About Faith in Technology: Televangelism and the Mediation of Immediate Experience
| Authors | Denson, Shane |
|---|---|
| Date | 2011 |
| Publication | Phenomenology & Practice |
| Vol / Pages | Vol. 5 No. 2 pp. 93-119 |
| DOI | 10.29173/pandpr19847 |
| URL | https://journals.library.ualberta.ca/pandpr/index.php/pandpr/article/view/19847 |
| Language | en |
Type: Journal Article
Abstract
This paper seeks to illuminate the experiential structures implied in the viewing of televangelistic programming – with particular focus on programming of the charismatic faith-healing variety that culminates in the televangelist’s appeal to viewers to “touch the screen” and consummate a communion that transcends the separation implied by the televisual medium.

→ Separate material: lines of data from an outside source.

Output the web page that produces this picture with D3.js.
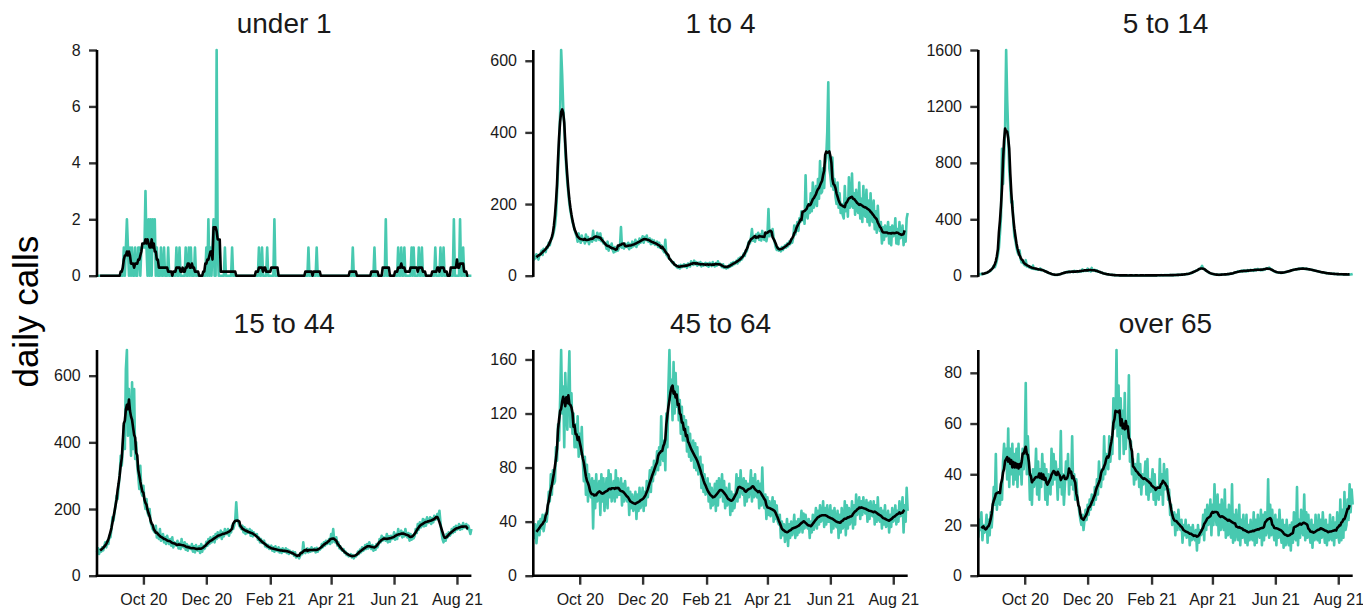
<!DOCTYPE html>
<html><head><meta charset="utf-8">
<script src="https://cdn.jsdelivr.net/npm/d3@7"></script>
<style>
body{margin:0;background:#fff;}
text{font-family:"Liberation Sans", Arial, sans-serif;}
</style>
</head><body>
<svg id="chart" width="1363" height="609"></svg>
<script>
// ---------------- data ----------------
const startDate = "2020-08-17";
const panelTitles = ["under 1", "1 to 4", "5 to 14", "15 to 44", "45 to 64", "over 65"];
const yLabel = "daily calls";
const xTickDates = ["2020-10-01","2020-12-01","2021-02-01","2021-04-01","2021-06-01","2021-08-01"];
const yTicks = [[0,2,4,6,8],[0,200,400,600],[0,400,800,1200,1600],[0,200,400,600],[0,40,80,120,160],[0,20,40,60,80]];

const under1 = [
0,0,0,0,0,0,0, 0,0,0,0,0,0,0, 0,0,0,0,0,0,0, 0,0,0,0,0,1,0,
1,2,1,0,1,0,1, 0,0,1,0,0,1,1, 0,1,1,1,1,3,1, 0,2,0,2,0,2,1,
2,0,1,0,0,0,1, 0,0,1,0,0,0,1, 0,0,0,0,0,0,0, 1,0,0,1,0,0,0,
0,0,1,0,0,1,0, 1,0,0,0,1,0,0, 0,0,0,0,0,0,0, 0,1,0,2,0,1,0,
1,2,0,0,8,1,0, 0,0,0,0,0,1,0, 0,0,0,0,0,1,0, 0,0,0,0,0,0,0,
0,0,0,0,0,0,0, 0,0,0,0,0,0,0, 0,0,0,1,0,0,1, 0,0,0,0,1,0,0,
0,0,0,0,2,0,0, 0,0,0,0,0,0,0, 0,0,0,0,0,0,0, 0,0,0,0,0,0,0,
0,0,0,0,0,0,0, 0,0,1,0,0,0,0, 0,0,0,1,0,0,0, 0,0,0,0,0,0,0,
0,0,0,0,0,0,0, 0,0,0,0,0,0,0, 0,0,0,0,0,0,0, 0,0,0,1,0,0,0,
0,0,0,0,0,0,0, 0,0,0,0,0,0,0, 0,0,0,1,0,0,0, 0,0,0,0,0,0,0,
2,0,0,0,0,0,0, 0,0,0,0,0,1,0, 0,1,0,0,1,0,0, 0,0,0,0,1,0,1,
0,0,0,0,1,0,0, 1,0,0,0,0,0,0, 0,0,0,0,0,0,1, 0,0,0,0,1,0,0,
1,0,0,0,0,0,0, 0,0,0,2,0,0,0, 0,0,2,0,0,1,0, 0,0,0,0,0,0,0
];
const age1to4 = [
42,55,48,60,52,45,58, 62,70,58,75,72,66,80, 78,92,85,100,104,112,125, 140,170,230,300,370,450,630,
560,470,420,350,300,260,230, 200,180,165,150,140,128,118, 110,95,118,100,92,112,98, 102,90,115,96,108,88,100,
104,95,125,100,110,98,120, 112,100,118,96,104,90,92, 88,75,95,70,84,78,90, 72,65,80,68,76,70,78,
80,136,78,84,76,90,82, 80,92,74,88,78,95,82, 86,100,80,95,88,104,92, 98,110,92,108,100,112,96,
95,104,88,100,90,98,86, 88,95,80,92,78,85,75, 70,65,100,58,55,50,48, 45,40,35,38,30,28,25,
22,28,20,30,24,26,32, 25,30,22,34,28,26,40, 35,30,42,32,38,28,36, 30,38,26,34,28,32,36,
28,34,25,36,30,27,38, 30,26,35,28,40,32,34, 28,24,32,22,26,20,24, 22,30,25,35,28,38,32,
36,42,34,48,40,52,45, 50,62,55,70,68,85,95, 90,105,130,98,110,95,115, 105,120,100,115,98,125,108,
100,118,96,112,186,110,120, 115,130,105,95,80,72,78, 70,75,68,80,72,78,85, 78,90,82,95,88,100,92,
105,140,115,130,150,125,160, 150,180,155,175,145,280,170, 160,200,175,230,180,260,190, 210,250,195,270,215,320,230,
235,300,245,310,330,400,540, 300,280,250,330,240,270,220, 200,260,190,230,175,200,170, 160,250,180,215,165,275,190,
200,285,190,230,170,240,185, 175,260,160,215,150,250,170, 165,240,150,210,140,230,160, 150,210,130,180,120,195,140,
125,150,90,135,100,140,110, 120,150,90,135,85,140,110, 115,160,90,130,88,150,105, 110,140,85,120,95,160,175
];
const age5to14 = [
8,10,12,10,14,12,15, 18,20,22,28,30,35,45, 55,70,60,80,110,150,200, 300,420,900,650,850,1050,1600,
1250,1000,750,650,520,530,380, 280,250,200,170,150,180,120, 95,100,85,75,110,65,70, 60,65,55,50,72,48,50,
45,48,42,45,52,38,40, 40,36,30,28,25,20,18, 15,12,10,8,6,5,5, 6,8,10,12,15,18,20,
22,25,28,24,30,26,28, 30,25,35,28,32,26,30, 28,35,30,45,32,38,34, 36,50,34,40,30,55,38,
35,42,32,38,28,30,25, 22,20,18,15,14,12,10, 9,8,7,6,5,5,4, 4,3,3,2,2,2,3,
2,3,2,1,2,3,2, 2,1,2,3,2,2,1, 2,2,3,2,1,2,2, 3,2,2,1,2,3,2,
2,3,2,2,3,2,3, 3,2,4,3,2,3,4, 3,4,3,5,4,3,4, 4,5,4,6,5,6,7,
6,7,8,9,8,10,11, 12,14,16,18,20,24,28, 30,35,38,42,45,48,55, 70,50,48,40,35,30,25,
20,18,15,12,10,9,8, 8,7,6,6,7,8,8, 9,10,8,10,12,11,12, 14,16,18,20,22,25,28,
30,32,28,35,30,38,32, 35,30,40,33,38,42,36, 40,35,45,38,42,48,40, 42,38,45,40,48,44,50,
52,48,58,50,45,40,35, 30,28,25,24,22,22,20, 20,22,21,24,25,28,30, 32,34,36,38,40,42,44,
45,48,46,50,48,52,50, 52,50,48,50,46,48,45, 44,42,40,38,36,35,33, 32,30,28,26,25,24,22,
20,19,18,17,16,15,15, 14,13,13,12,12,11,11, 10,10,11,9,10,9,10, 9,10,8,9,8,10,12
];
const age15to44 = [
70,82,65,78,72,85,76, 88,100,85,105,95,120,115, 140,175,165,190,210,240,230, 270,300,360,330,380,450,380,
620,677,420,560,480,360,580, 380,560,350,400,330,300,260, 330,250,240,270,220,200,230, 190,180,200,160,150,140,135,
130,150,115,125,110,140,105, 110,125,100,115,95,120,105, 95,110,90,115,85,100,92, 90,105,82,98,80,110,88,
85,100,78,95,75,90,82, 80,95,72,88,70,92,78, 75,88,68,95,72,90,80, 85,102,90,110,95,115,100,
105,118,100,125,110,130,115, 120,135,110,130,118,140,125, 125,140,120,135,130,150,140, 150,165,220,170,160,150,145,
140,150,130,145,125,140,128, 130,140,120,135,118,130,122, 120,125,108,115,100,110,98, 98,105,88,95,85,92,80,
82,90,75,85,72,88,76, 74,85,70,80,68,82,72, 72,82,68,78,65,75,70, 66,72,60,70,55,62,58,
52,60,70,65,100,72,68, 75,82,70,80,72,85,74, 76,82,70,84,72,80,78, 82,95,85,100,90,105,95,
98,110,95,125,100,140,105, 100,115,90,100,82,88,78, 75,80,68,72,62,66,58, 60,65,55,62,52,60,58,
62,72,65,78,70,85,75, 78,92,80,95,82,100,88, 80,92,75,88,78,95,85, 95,110,100,120,105,115,108,
105,125,100,118,102,120,110, 112,130,108,125,110,140,120, 125,135,115,130,118,140,122, 115,128,105,125,108,120,112,
120,140,128,155,138,160,145, 150,170,148,168,150,175,158, 160,175,155,172,160,180,168, 170,185,175,195,160,130,110,
100,115,105,125,115,130,120, 125,140,128,145,132,150,138, 140,155,138,150,140,158,145, 145,155,140,150,138,125,140
];
const age45to64 = [
35,28,38,24,32,40,30, 42,35,45,33,38,46,40, 48,62,55,75,60,78,68, 70,95,85,112,100,130,167,
120,140,95,150,125,108,140, 166,110,135,105,120,95,112, 95,118,88,105,90,110,85, 70,88,60,82,55,75,62,
58,72,35,70,50,75,55, 62,70,45,75,55,72,48, 60,72,50,78,58,75,55, 62,70,55,78,58,72,60,
60,72,52,68,55,70,58, 55,65,45,62,50,60,48, 52,62,42,60,48,65,50, 55,65,48,62,52,70,58,
65,78,62,80,70,85,75, 80,92,78,95,82,118,88, 85,100,78,120,95,140,167, 130,145,115,158,120,150,125,
140,115,130,105,125,100,118, 100,115,92,110,88,105,85, 90,100,80,98,78,95,75, 80,88,65,82,62,75,60,
62,72,55,68,50,65,52, 55,68,48,70,52,72,58, 62,75,55,70,50,65,52, 55,68,45,62,48,60,50,
58,75,55,72,58,78,62, 60,72,52,70,55,68,58, 65,78,55,72,58,75,60, 58,70,50,68,52,80,55,
50,60,42,58,45,55,44, 48,58,40,55,42,52,40, 38,45,28,40,30,38,25, 32,42,22,38,28,40,30,
35,45,28,40,30,42,32, 38,48,32,46,35,45,38, 35,42,28,40,32,45,34, 40,50,35,48,38,52,40,
42,55,36,50,38,52,40, 40,52,32,48,35,50,38, 36,48,28,45,32,50,35, 38,55,30,52,35,50,38,
42,55,35,52,38,60,45, 48,58,42,55,45,58,48, 46,56,40,54,42,55,45, 44,55,38,52,40,58,42,
40,50,35,48,38,52,36, 38,48,32,45,36,50,40, 42,52,38,48,40,55,44, 45,58,32,52,40,65,48
];
const over65 = [
15,22,18,25,14,20,17, 18,24,13,22,16,25,19, 26,35,28,48,26,33,30, 28,36,30,45,52,44,50,
38,58,35,50,40,52,36, 48,38,50,35,52,40,45, 36,50,42,48,76,40,55, 45,30,40,28,42,35,38,
50,32,45,30,42,35,48, 38,44,30,42,28,40,35, 32,50,36,48,38,45,40, 30,42,35,57,32,40,28,
36,45,38,48,32,42,36, 55,34,40,30,38,32,28, 25,22,20,24,18,22,26, 22,28,24,30,26,32,28,
28,35,30,38,32,45,36, 35,42,38,55,40,48,44, 42,55,45,52,48,70,58, 60,89,55,75,46,70,56,
65,48,72,50,58,55,79, 45,53,40,46,36,44,38, 42,48,35,44,32,40,36, 38,45,32,46,30,38,33,
36,42,30,40,28,35,32, 30,46,32,40,28,44,34, 38,42,30,34,24,28,20, 22,25,16,24,18,26,20,
18,22,13,20,16,22,15, 16,20,12,19,14,20,15, 14,18,10,20,13,18,16, 17,24,14,26,18,28,20,
22,30,16,28,20,36,24, 20,32,16,28,18,30,20, 18,34,15,26,16,28,18, 15,36,13,24,14,26,17,
14,28,12,22,15,24,16, 13,24,12,20,14,22,15, 14,25,12,22,13,24,16, 15,26,12,24,14,25,16,
18,38,15,28,16,26,18, 14,24,12,22,15,26,17, 13,22,11,20,12,22,14, 12,20,10,21,13,25,15,
14,35,12,22,15,26,18, 16,32,14,25,15,24,17, 13,22,11,20,14,24,15, 14,24,13,22,15,25,18,
13,22,12,20,14,24,15, 14,23,12,21,15,25,16, 13,30,14,26,15,33,18, 20,30,22,36,25,34,28
];
const seriesList = [under1, age1to4, age5to14, age15to44, age45to64, over65];

// ---------------- layout ----------------
const colX = [97, 533.3, 978.3];
const panelW = 374.4;
const rowTop = [50, 350];
const panelH = 225.7;
const teal = "#48C9B0";

const svg = d3.select("#chart");
const parse = d3.timeParse("%Y-%m-%d");
const t0 = parse(startDate);

function rolling(v) {
  const out = [];
  for (let i = 3; i < v.length - 3; i++) {
    let s = 0;
    for (let k = -3; k <= 3; k++) s += v[i + k];
    out.push({i: i, v: s / 7});
  }
  return out;
}

seriesList.forEach((vals, p) => {
  const col = p % 3, row = Math.floor(p / 3);
  const x0 = colX[col], y0 = rowTop[row];
  const dates = vals.map((_, i) => d3.timeDay.offset(t0, i));
  const x = d3.scaleTime().domain([dates[0], dates[dates.length - 1]]).range([x0, x0 + panelW]);
  const y = d3.scaleLinear().domain([0, d3.max(vals)]).range([y0 + panelH, y0]);
  const g = svg.append("g");

  // title
  g.append("text").attr("x", x0 + panelW / 2).attr("y", y0 - 17)
    .attr("text-anchor", "middle").attr("font-size", "28px").attr("fill", "#1a1a1a")
    .text(panelTitles[p]);

  // daily line
  const line = d3.line().x((d, i) => x(dates[i])).y(d => y(d));
  g.append("path").datum(vals).attr("d", line)
    .attr("fill", "none").attr("stroke", teal).attr("stroke-width", 2.6).attr("stroke-linejoin", "round");

  // rolling average
  const rm = rolling(vals);
  const rline = d3.line().x(d => x(dates[d.i])).y(d => y(d.v));
  g.append("path").datum(rm).attr("d", rline)
    .attr("fill", "none").attr("stroke", "#000").attr("stroke-width", 2.6).attr("stroke-linejoin", "round");

  // y axis
  const ya = d3.axisLeft(y).tickValues(yTicks[p]).tickSize(8).tickPadding(8.3).tickFormat(d3.format("d"));
  const yg = g.append("g").attr("transform", `translate(${x0},0)`).call(ya);
  yg.select(".domain").remove();
  yg.selectAll(".tick line").attr("stroke", "#333").attr("stroke-width", 2.4);
  yg.selectAll(".tick text").attr("font-size", "16px").attr("fill", "#1a1a1a").attr("font-family", "Liberation Sans, Arial, sans-serif");
  g.append("line").attr("x1", x0).attr("x2", x0).attr("y1", y0).attr("y2", y0 + panelH + 1.2)
    .attr("stroke", "#000").attr("stroke-width", 2.6);

  // x axis (bottom row only)
  if (row === 1) {
    const xa = d3.axisBottom(x).tickValues(xTickDates.map(parse)).tickSize(9).tickPadding(8.5)
      .tickFormat(d3.timeFormat("%b %y"));
    const xg = g.append("g").attr("transform", `translate(0,${y0 + panelH})`).call(xa);
    xg.select(".domain").remove();
    xg.selectAll(".tick line").attr("stroke", "#333").attr("stroke-width", 2.4);
    xg.selectAll(".tick text").attr("font-size", "16px").attr("fill", "#1a1a1a").attr("font-family", "Liberation Sans, Arial, sans-serif");
    g.append("line").attr("x1", x0 - 1.2).attr("x2", x0 + panelW).attr("y1", y0 + panelH).attr("y2", y0 + panelH)
      .attr("stroke", "#000").attr("stroke-width", 2.6);
  }
});

// shared y label
svg.append("text").attr("transform", "translate(37.5,311.7) rotate(-90)")
  .attr("text-anchor", "middle").attr("font-size", "35px").attr("fill", "#000")
  .text(yLabel);
</script>
</body></html>
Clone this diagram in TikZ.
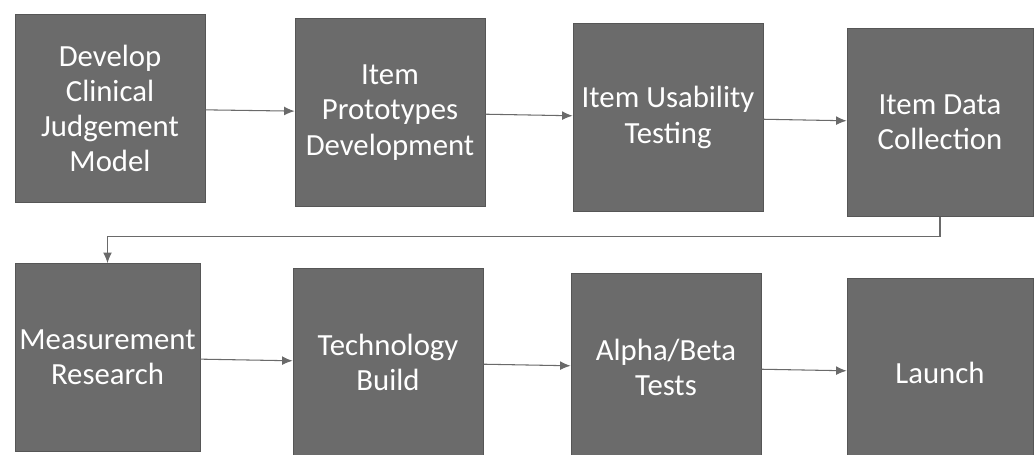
\documentclass[tikz,border=0pt]{standalone}
\usepackage{fontspec}
\setmainfont{Carlito}
\usepackage{xcolor}
\usepackage{tikz}
\usetikzlibrary{calc,arrows.meta}

\definecolor{boxgray}{HTML}{6B6B6B}
\definecolor{linegray}{HTML}{6A6A6A}

\begin{document}
\begin{tikzpicture}[>={Latex[length=6pt,width=5pt]},
    stage/.style={draw=boxgray!80!black,fill=boxgray,text=white,
      minimum width=3.8cm,minimum height=3.76cm,inner sep=0pt,
      align=center,font=\fontsize{17.5}{20}\selectfont},
    flow/.style={->,draw=linegray,line width=0.6pt}]

    \useasboundingbox (0,0) rectangle (20.68,9.1);

    % Top row
    \node[stage] (model)  at (2.2,6.93)  {Develop\\Clinical\\Judgement\\Model};
    \node[stage] (proto)  at (7.8,6.85)  {Item\\Prototypes\\Development};
    \node[stage] (usab)   at (13.36,6.75) {Item Usability\\Testing};
    \node[stage,minimum width=3.72cm] (datacol) at (18.8,6.65) {Item Data\\Collection};

    % Bottom row
    \node[stage,minimum width=3.7cm] (measure) at (2.15,1.95) {Measurement\\Research};
    \node[stage] (techb)  at (7.76,1.85) {Technology\\Build};
    \node[stage] (alpha)  at (13.32,1.75) {Alpha/Beta\\Tests};
    \node[stage,minimum width=3.72cm] (launch) at (18.8,1.65) {Launch};

    % Arrows along the rows
    \draw[flow] (model) -- (proto);
    \draw[flow] (proto) -- (usab);
    \draw[flow] (usab) -- (datacol);
    \draw[flow] (measure) -- (techb);
    \draw[flow] (techb) -- (alpha);
    \draw[flow] (alpha) -- (launch);

    % Back to the start of the second row
    \coordinate (turn) at ($(datacol.south)+(0,-0.4)$);
    \draw[flow] (datacol.south) -- (turn) -| (measure.north);

\end{tikzpicture}
\end{document}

By way of a “techno-phenomenological” analysis of this marginal media scenario, faith-healing televangelism is shown to involve experiential paradoxes that are tied to processes of social marginalization as well. Thus, it is argued, faith-healing televangelism functions as a call to viewers to mount a head-on confrontation with the technological infrastructure of secular modernity and thereby to effect a specifically material negotiation of evangelical culture’s precarious balancing act between an entrenchment in and a self-marginalization from the secular mainstream.